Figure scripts
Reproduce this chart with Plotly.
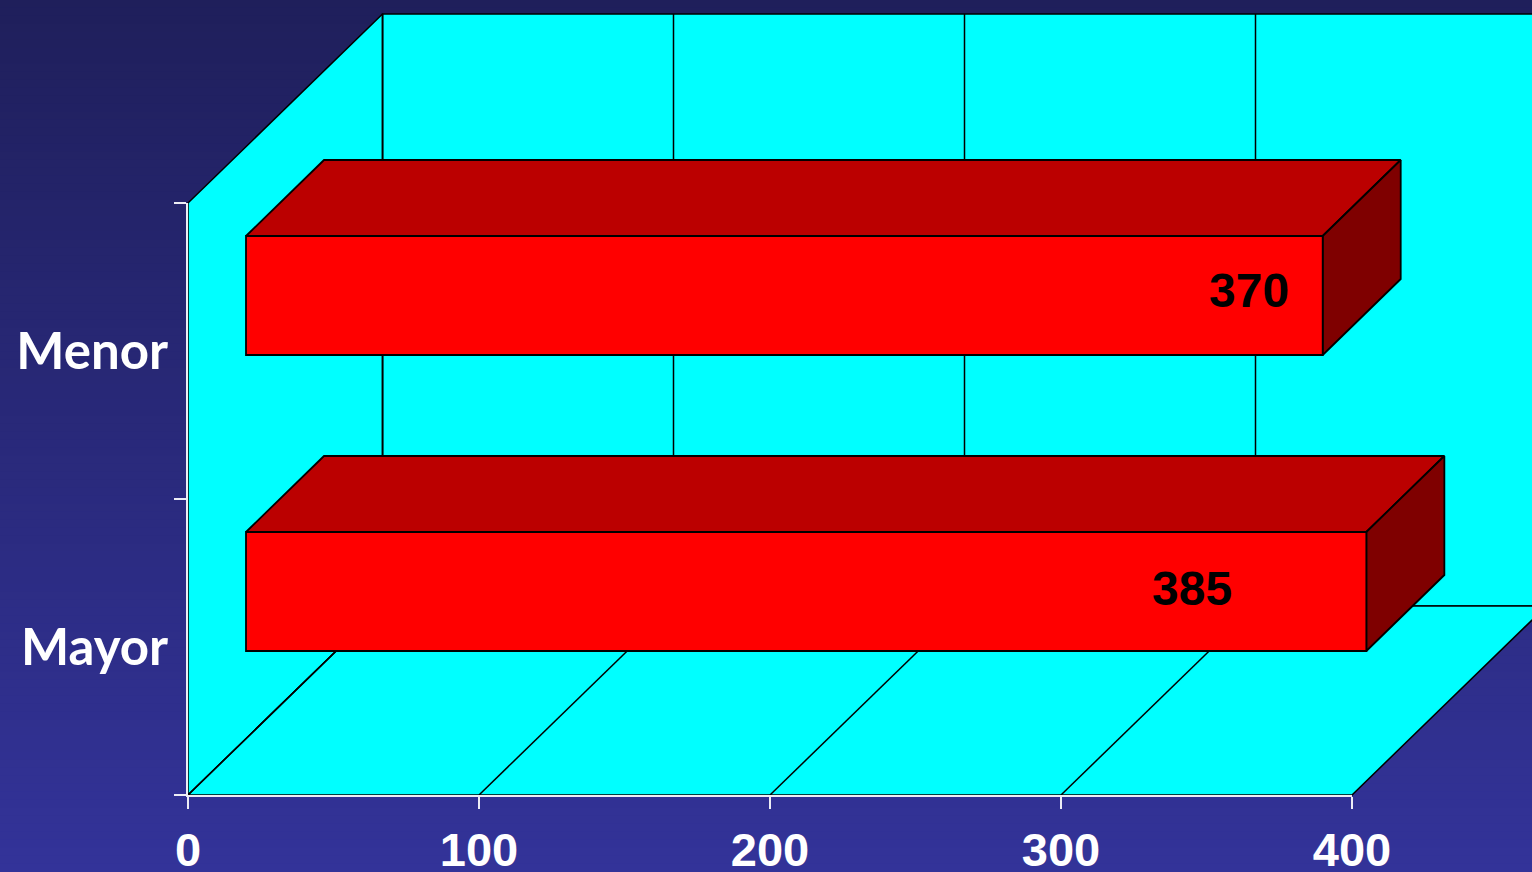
import plotly.graph_objects as go

categories = ["Mayor", "Menor"]
values = [385, 370]
value_labels = ["385", "370"]
x_ticks = [0, 100, 200, 300, 400]

W, H = 1532, 872
X0_PX, X1_PX = 188, 1352   # pixel span of the visible value axis
Y0_PX, Y1_PX = 795, 203    # pixel span of the visible category axis
X_MAX, Y_MAX = x_ticks[-1], float(len(categories))
PX_X = (X1_PX - X0_PX) / X_MAX
PX_Y = (Y0_PX - Y1_PX) / Y_MAX

# oblique-projection offsets, in data units
WALL_DX, WALL_DY = 194.5 / PX_X, 189 / PX_Y
BAR_DX, BAR_DY = 78 / PX_X, 76 / PX_Y
BAR_BASE = 58 / PX_X
BAR_WIDTH = 119 / PX_Y
BAR_BOTTOM = 144 / PX_Y   # height of each bar's front face above its category floor
CYAN, BLACK = "#00FFFF", "#000000"
LABEL_X = [345, 364.5]
LABEL_Y = [0.699, 1.703]

# ranges of the full-page hidden axes, on the same scale as the visible axes
X_FULL = [-X0_PX / PX_X, (W - X0_PX) / PX_X]
Y_FULL = [(Y0_PX - H) / PX_Y, Y0_PX / PX_Y]

fig = go.Figure()


def poly(xs, ys, fill=None, line=1.5):
    fig.add_trace(go.Scatter(
        x=xs, y=ys, mode="lines", xaxis="x", yaxis="y",
        fill="toself" if fill else None, fillcolor=fill,
        line=dict(color=BLACK, width=line), hoverinfo="skip", showlegend=False))


# walls and floor
poly([WALL_DX, X_MAX + WALL_DX, X_MAX + WALL_DX, WALL_DX, WALL_DX],
     [WALL_DY, WALL_DY, Y_MAX + WALL_DY, Y_MAX + WALL_DY, WALL_DY], CYAN)
poly([0, WALL_DX, WALL_DX, 0, 0], [0, WALL_DY, Y_MAX + WALL_DY, Y_MAX, 0], CYAN)
poly([0, WALL_DX, X_MAX + WALL_DX, X_MAX, 0], [0, WALL_DY, WALL_DY, 0, 0], CYAN)

# gridlines on back wall and floor
for t in x_ticks[:-1]:
    poly([t + WALL_DX, t + WALL_DX], [WALL_DY, Y_MAX + WALL_DY], line=1.5)
    poly([t, t + WALL_DX], [0, WALL_DY], line=1.5)

# bar top and side faces
for i, v in enumerate(values):
    x0, x1 = BAR_BASE, BAR_BASE + v
    y0, y1 = i + BAR_BOTTOM, i + BAR_BOTTOM + BAR_WIDTH
    poly([x0, x0 + BAR_DX, x1 + BAR_DX, x1, x0],
         [y1, y1 + BAR_DY, y1 + BAR_DY, y1, y1], "#BB0000", line=1.8)
    poly([x1, x1 + BAR_DX, x1 + BAR_DX, x1, x1],
         [y1, y1 + BAR_DY, y0 + BAR_DY, y0, y1], "#7F0000", line=1.8)

# carries the visible axes (value ticks and category labels)
fig.add_trace(go.Scatter(
    x=values, y=categories, mode="markers", marker=dict(opacity=0),
    xaxis="x2", yaxis="y2", hoverinfo="skip", showlegend=False))

# bar front faces, on a full-page subplot above the walls
fig.add_trace(go.Bar(
    x=values, y=categories, base=BAR_BASE, orientation="h",
    width=BAR_WIDTH, offset=BAR_BOTTOM - 0.5,
    marker=dict(color="#FF0000", line=dict(color=BLACK, width=1.8)),
    xaxis="x3", yaxis="y3", hoverinfo="skip", showlegend=False))

# vertical background gradient
STEPS = 109
top, bottom = (31, 31, 91), (51, 51, 153)
shapes = []
for s in range(STEPS):
    f = (s + 0.5) / STEPS
    c = [round(a + (b - a) * f) for a, b in zip(top, bottom)]
    shapes.append(dict(type="rect", xref="paper", yref="paper", layer="below",
                       x0=0, x1=1, y0=max(0, 1 - (s + 1) / STEPS), y1=min(1, 1 - s / STEPS + 0.001),
                       fillcolor=f"rgb({c[0]},{c[1]},{c[2]})", line=dict(width=0)))

annotations = [dict(x=x, y=y, xref="x", yref="y", text=t, showarrow=False,
                    font=dict(family="Liberation Sans", size=48, color=BLACK, weight="bold"))
               for x, y, t in zip(LABEL_X, LABEL_Y, value_labels)]

AXIS_C = "#EDEDF5"
fig.update_layout(
    template="none",
    width=W, height=H, margin=dict(l=0, r=0, t=0, b=0, pad=0), autosize=False,
    paper_bgcolor="#333399", plot_bgcolor="rgba(0,0,0,0)",
    shapes=shapes, annotations=annotations, showlegend=False,
    xaxis=dict(domain=[0, 1], range=X_FULL, visible=False),
    yaxis=dict(domain=[0, 1], range=Y_FULL, visible=False),
    xaxis3=dict(domain=[0, 1], range=X_FULL, visible=False, anchor="y3"),
    yaxis3=dict(domain=[0, 1], range=[v - 0.5 for v in Y_FULL], visible=False, anchor="x3",
                type="category", categoryorder="array", categoryarray=categories),
    xaxis2=dict(domain=[X0_PX / W, X1_PX / W], range=[0, X_MAX], tickvals=x_ticks, anchor="y2",
                showgrid=False, zeroline=False, showline=True, linecolor=AXIS_C, linewidth=1.5,
                ticks="outside", ticklen=12, tickwidth=1.5, tickcolor=AXIS_C, ticklabelstandoff=1,
                tickfont=dict(family="Liberation Sans", size=47, color="#FFFFFF", weight="bold")),
    yaxis2=dict(domain=[(H - Y0_PX) / H, (H - Y1_PX) / H], range=[-0.5, len(categories) - 0.5], anchor="x2",
                side="left", type="category", categoryorder="array", categoryarray=categories,
                tickson="boundaries", showgrid=False, zeroline=False,
                showline=True, linecolor=AXIS_C, linewidth=1.5,
                ticks="outside", ticklen=12, tickwidth=1.5, tickcolor=AXIS_C, ticklabelstandoff=8,
                tickfont=dict(family="Comic Sans MS, Lato", size=51, color="#FFFFFF", weight="bold")),
)

fig.write_html("out.html", config={"displayModeBar": False},
               post_script="document.body.style.margin='0';document.body.style.overflow='hidden';")
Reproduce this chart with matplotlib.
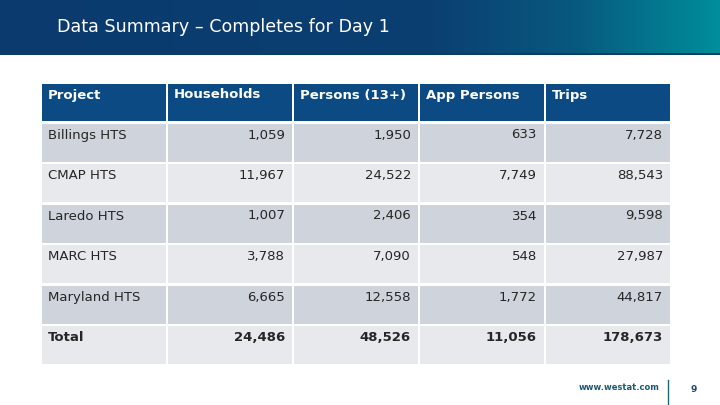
import numpy as np
import matplotlib
matplotlib.use("Agg")
import matplotlib.pyplot as plt
from matplotlib.patches import Rectangle
from matplotlib.colors import LinearSegmentedColormap

title = "Data Summary – Completes for Day 1"
columns = ["Project", "Households", "Persons (13+)", "App Persons", "Trips"]
projects = ["Billings HTS", "CMAP HTS", "Laredo HTS", "MARC HTS", "Maryland HTS", "Total"]
households = [1059, 11967, 1007, 3788, 6665, 24486]
persons = [1950, 24522, 2406, 7090, 12558, 48526]
app_persons = [633, 7749, 354, 548, 1772, 11056]
trips = [7728, 88543, 9598, 27987, 44817, 178673]
footer_url = "www.westat.com"
page_number = "9"

W, H = 720, 405
fig = plt.figure(figsize=(7.2, 4.05), dpi=100)
ax = fig.add_axes([0, 0, 1, 1])
ax.set_xlim(0, W)
ax.set_ylim(H, 0)
ax.axis("off")

# title bar gradient
cmap = LinearSegmentedColormap.from_list(
    "bar", [(0.0, "#0a3a6e"), (0.6, "#0b3f72"), (0.8, "#08597f"), (1.0, "#008e9b")])
grad = np.linspace(0, 1, 512).reshape(1, -1)
ax.imshow(grad, cmap=cmap, extent=[0, W, 54, 0], aspect="auto", zorder=0)
ax.add_patch(Rectangle((0, 53), W, 1.5, color="#0b3d5e", lw=0, zorder=1))
ax.text(57, 27, title, color="white", fontsize=12.6, va="center", ha="left",
        family="DejaVu Sans", zorder=2)

# table layout
x0, colw, gap = 42, 124, 2
y_head, head_h = 84, 37
row_top0, row_h, row_pitch = 123.5, 38, 40.5
header_color = "#0c4a84"
row_colors = ["#cfd3db", "#e8e9ed"]
text_color = "#262626"

for j, name in enumerate(columns):
    cx = x0 + j * (colw + gap)
    ax.add_patch(Rectangle((cx, y_head), colw, head_h, color=header_color, lw=0))
    ax.text(cx + 6, y_head + 11, name, color="white", fontsize=9.5, fontweight="bold",
            va="center", ha="left", family="DejaVu Sans")

values = [households, persons, app_persons, trips]
for i, proj in enumerate(projects):
    ry = row_top0 + i * row_pitch
    is_total = proj == "Total"
    weight = "bold" if is_total else "normal"
    for j in range(len(columns)):
        cx = x0 + j * (colw + gap)
        ax.add_patch(Rectangle((cx, ry), colw, row_h, color=row_colors[i % 2], lw=0))
    ax.text(x0 + 6, ry + 11.5, proj, color=text_color, fontsize=9.5, fontweight=weight,
            va="center", ha="left", family="DejaVu Sans")
    for j, series in enumerate(values, start=1):
        cx = x0 + j * (colw + gap)
        ax.text(cx + colw - 7, ry + 11.5, f"{series[i]:,}", color=text_color, fontsize=9.5,
                fontweight=weight, va="center", ha="right", family="DejaVu Sans")

# footer
ax.text(660, 388, footer_url, color="#1d5a72", fontsize=6, fontweight="bold",
        va="center", ha="right", family="DejaVu Sans")
ax.plot([668, 668], [380, 405], color="#1d6a72", lw=1)
ax.text(694, 389, page_number, color="#1d4a72", fontsize=6.5, fontweight="bold",
        va="center", ha="center", family="DejaVu Sans")

fig.savefig("out.png", dpi=100, facecolor="white")
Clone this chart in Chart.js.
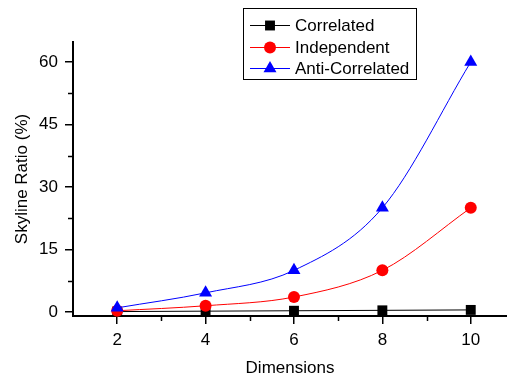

* _What you have to do_
In the entries above, find the line that contains "Reproduce this chart with matplotlib." and the line that contains "from matplotlib.colors import". Reproduce exactly those two lines and every line between them, but not the pictures.

* _Complete response_
Reproduce this chart with matplotlib.
import numpy as np
import matplotlib
matplotlib.use("Agg")
import matplotlib.pyplot as plt
from matplotlib.patches import Rectangle
from matplotlib.colors import LinearSegmentedColormap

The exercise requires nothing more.